▶ AIM OF THE EXERCISE
Scan the following material for the string "this" and copy each line in which it appears.

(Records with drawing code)
----------

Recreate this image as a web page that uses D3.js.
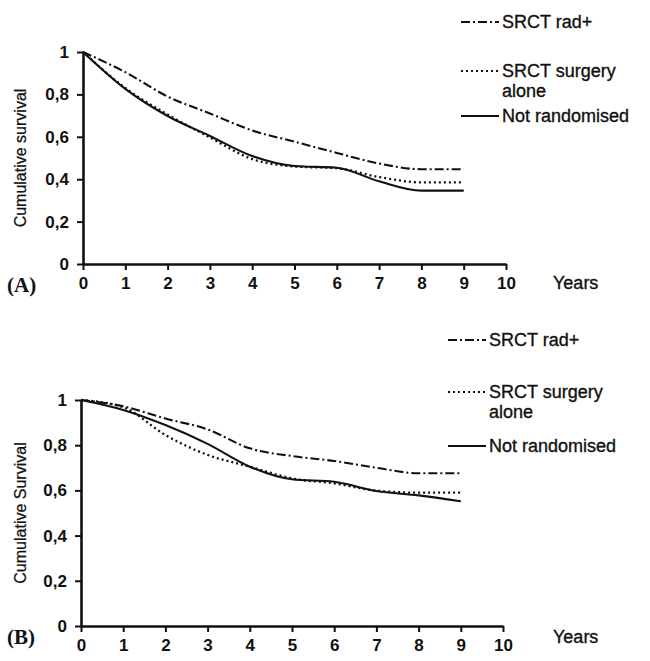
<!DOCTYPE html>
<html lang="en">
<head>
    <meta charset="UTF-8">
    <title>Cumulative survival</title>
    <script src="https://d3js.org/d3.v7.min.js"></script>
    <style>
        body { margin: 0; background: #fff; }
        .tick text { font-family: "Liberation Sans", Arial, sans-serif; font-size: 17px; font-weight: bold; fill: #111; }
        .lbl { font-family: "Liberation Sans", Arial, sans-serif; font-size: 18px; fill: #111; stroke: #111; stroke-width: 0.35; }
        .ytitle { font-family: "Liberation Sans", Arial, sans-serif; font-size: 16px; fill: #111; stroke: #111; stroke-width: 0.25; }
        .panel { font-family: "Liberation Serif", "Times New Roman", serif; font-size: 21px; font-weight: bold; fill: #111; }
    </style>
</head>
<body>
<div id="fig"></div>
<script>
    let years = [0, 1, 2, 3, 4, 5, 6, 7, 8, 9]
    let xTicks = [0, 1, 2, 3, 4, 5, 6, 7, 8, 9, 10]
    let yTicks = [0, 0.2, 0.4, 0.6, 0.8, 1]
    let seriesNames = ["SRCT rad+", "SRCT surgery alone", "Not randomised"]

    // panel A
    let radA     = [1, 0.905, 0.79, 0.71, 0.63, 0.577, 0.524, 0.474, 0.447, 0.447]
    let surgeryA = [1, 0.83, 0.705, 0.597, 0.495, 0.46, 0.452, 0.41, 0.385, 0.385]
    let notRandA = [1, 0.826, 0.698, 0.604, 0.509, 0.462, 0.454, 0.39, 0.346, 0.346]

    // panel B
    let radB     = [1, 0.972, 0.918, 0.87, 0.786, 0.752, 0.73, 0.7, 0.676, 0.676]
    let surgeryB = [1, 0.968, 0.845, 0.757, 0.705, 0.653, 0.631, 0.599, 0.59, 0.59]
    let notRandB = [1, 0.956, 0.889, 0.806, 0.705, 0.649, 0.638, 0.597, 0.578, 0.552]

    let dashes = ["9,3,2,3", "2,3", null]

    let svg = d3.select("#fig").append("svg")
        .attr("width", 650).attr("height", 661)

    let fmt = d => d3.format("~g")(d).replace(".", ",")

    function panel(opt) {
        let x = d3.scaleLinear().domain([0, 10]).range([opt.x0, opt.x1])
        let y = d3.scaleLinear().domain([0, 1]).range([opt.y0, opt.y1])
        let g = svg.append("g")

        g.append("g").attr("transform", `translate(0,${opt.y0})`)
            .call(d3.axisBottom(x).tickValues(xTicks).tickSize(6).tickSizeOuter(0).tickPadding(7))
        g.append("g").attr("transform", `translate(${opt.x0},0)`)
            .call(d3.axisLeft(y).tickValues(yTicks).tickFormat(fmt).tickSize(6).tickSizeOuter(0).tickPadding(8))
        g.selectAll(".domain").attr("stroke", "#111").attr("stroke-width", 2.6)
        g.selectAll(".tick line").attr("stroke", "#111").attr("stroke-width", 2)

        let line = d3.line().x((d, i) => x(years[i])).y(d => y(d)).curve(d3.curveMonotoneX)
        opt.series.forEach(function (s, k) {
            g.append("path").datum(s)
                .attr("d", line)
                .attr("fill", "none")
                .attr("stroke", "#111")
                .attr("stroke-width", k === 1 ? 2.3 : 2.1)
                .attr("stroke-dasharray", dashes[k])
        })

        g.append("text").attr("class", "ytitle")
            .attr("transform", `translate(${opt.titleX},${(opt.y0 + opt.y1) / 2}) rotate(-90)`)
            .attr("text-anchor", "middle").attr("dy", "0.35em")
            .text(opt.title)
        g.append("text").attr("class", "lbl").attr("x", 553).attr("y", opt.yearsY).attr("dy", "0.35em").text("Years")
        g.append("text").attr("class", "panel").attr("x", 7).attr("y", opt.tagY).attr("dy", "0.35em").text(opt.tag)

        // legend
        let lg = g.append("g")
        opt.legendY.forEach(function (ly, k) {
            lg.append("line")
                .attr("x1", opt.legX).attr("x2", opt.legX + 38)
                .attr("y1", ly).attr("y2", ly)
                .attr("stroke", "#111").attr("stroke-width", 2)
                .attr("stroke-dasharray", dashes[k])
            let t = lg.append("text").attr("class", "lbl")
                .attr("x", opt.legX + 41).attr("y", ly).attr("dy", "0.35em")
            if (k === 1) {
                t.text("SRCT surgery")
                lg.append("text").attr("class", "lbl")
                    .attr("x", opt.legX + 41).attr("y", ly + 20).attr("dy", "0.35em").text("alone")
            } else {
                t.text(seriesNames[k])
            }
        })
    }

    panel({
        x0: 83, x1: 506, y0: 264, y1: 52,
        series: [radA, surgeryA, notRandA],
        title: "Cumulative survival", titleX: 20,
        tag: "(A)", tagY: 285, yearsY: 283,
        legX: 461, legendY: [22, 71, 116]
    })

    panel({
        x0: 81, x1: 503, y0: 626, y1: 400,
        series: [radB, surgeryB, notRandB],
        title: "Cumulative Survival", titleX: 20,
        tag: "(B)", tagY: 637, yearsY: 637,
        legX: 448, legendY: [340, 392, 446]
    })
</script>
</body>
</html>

----------

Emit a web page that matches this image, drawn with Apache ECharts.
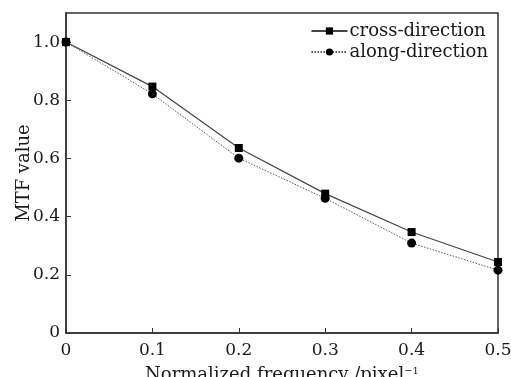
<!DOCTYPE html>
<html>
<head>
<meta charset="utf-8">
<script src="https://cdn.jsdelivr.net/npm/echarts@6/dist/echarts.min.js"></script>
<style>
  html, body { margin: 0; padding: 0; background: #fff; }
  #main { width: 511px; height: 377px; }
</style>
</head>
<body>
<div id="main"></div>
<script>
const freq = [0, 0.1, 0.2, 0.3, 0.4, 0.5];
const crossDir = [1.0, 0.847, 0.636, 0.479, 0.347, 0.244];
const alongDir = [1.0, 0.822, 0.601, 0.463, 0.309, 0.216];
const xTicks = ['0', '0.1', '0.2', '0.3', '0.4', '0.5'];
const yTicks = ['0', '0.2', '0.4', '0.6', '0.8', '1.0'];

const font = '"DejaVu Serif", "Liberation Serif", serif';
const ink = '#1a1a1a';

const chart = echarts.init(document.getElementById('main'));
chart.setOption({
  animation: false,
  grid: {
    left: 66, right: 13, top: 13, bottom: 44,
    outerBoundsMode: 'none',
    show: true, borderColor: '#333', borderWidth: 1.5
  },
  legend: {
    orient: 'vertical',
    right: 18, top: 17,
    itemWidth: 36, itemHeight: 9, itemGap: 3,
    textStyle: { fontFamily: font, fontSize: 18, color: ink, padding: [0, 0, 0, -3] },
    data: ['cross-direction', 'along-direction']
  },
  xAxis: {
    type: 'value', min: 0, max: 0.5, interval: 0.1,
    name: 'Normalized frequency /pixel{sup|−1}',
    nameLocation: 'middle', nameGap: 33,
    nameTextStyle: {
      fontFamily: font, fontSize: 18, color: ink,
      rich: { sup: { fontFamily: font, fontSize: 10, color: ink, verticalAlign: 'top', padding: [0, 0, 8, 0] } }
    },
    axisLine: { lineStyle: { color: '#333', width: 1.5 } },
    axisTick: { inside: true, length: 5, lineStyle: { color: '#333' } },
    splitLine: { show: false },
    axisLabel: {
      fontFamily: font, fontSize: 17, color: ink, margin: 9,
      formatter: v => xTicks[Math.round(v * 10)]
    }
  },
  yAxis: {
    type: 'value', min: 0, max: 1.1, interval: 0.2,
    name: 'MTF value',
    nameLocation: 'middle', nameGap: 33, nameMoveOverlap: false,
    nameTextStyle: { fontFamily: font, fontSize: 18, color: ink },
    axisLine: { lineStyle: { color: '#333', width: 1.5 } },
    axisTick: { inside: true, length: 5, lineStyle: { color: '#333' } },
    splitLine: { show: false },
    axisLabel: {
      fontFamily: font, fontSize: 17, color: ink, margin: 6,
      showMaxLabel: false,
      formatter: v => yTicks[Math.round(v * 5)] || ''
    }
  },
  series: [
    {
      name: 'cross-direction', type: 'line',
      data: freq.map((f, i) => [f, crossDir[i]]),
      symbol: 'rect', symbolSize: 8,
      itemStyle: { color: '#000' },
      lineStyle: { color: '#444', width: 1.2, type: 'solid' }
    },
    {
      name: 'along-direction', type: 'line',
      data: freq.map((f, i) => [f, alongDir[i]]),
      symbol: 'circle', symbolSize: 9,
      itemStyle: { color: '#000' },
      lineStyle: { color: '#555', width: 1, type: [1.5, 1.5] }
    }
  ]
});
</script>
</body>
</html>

----------

▶ TASK ANSWER
Recreate this image as a web page that uses D3.js.
Emit a web page that matches this image, drawn with Apache ECharts.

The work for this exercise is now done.